Polskie firmy obawiają się, że po wejściu do Unii Europejskiej zapanuje "próżnia" w handlu z Rosją. Rosja nie rozszerzy automatycznie tych samych przepisów, które obowiązują w wymianie handlowej z krajami 15-tki - uważa prezes Stowarzyszenia Wspierania Współpracy Gospodarczej ze Wschodem Feliks Kulikowski.
W czwartek w przerwie seminarium "Na Wschód bez obaw", zorganizowanego przez Raiffeisen Bank Polska, prezes podkreślił, że głównym negocjatorem z Rosją jest Unia, która decyduje o polityce handlowej w imieniu wszystkich krajów.
- W tej chwili nie można powiedzieć, że Rosjanie przyjęli wejście Polski do Unii tak jak inne kraje. Unia nie zawarła jeszcze porozumienia z Rosją. Budzi to olbrzymi niepokój polskiego biznesu - powiedział Kulikowski. W lutym odbyło się posiedzenie Komisji UE poświęcone wyłącznie stosunkom z Rosją. - Nie zakończyło się ono żadnymi konkretnymi wnioskami, a więc sprawa dalej jest niezałatwiona - zauważył prezes.
Dodał, że przy okazji rozszerzenia Unii Rosjanie chcieliby osiągnąć kilka innych celów, m.in. wizy, przejściowe okresy zwolnień na cło. Unia jest jednak nieustępliwa.

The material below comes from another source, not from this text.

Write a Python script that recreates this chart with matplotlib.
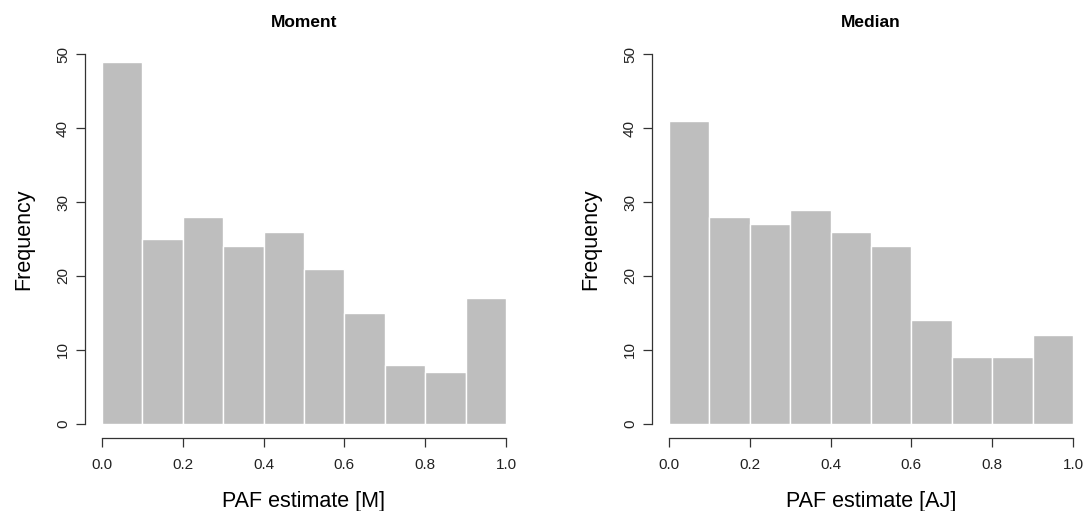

Niepokój Polaków polega na tym, że niejednokrotnie zostaliśmy zostawieni sami sobie w momentach dla nas krytycznych.
Zdaniem Kulikowskiego, takim momentem jest nasze wejście do UE. Polskie firmy obawiają się załamania handlu z Rosją. Unia nie rozumie tej determinacji przedsiębiorców, którzy obawiają się, że każde zerwanie kontraktów z Rosją bądź jego nierealizowanie nawet przez miesiąc wiąże się z "wyrzuceniem ludzi na bruk".
- Ja już dzisiaj muszę podpisać kontrakty na maj-czerwiec, na dostawy towarów do Rosji i nie jestem pewien, jakie cła będą mnie obowiązywały. Czy ktoś mi zwróci pieniądze, jeżeli Rosja wprowadzi cła zaporowe? Jest to uzasadniony niepokój. Ta dziura w handlu powstaje już teraz - zaznaczył prezes.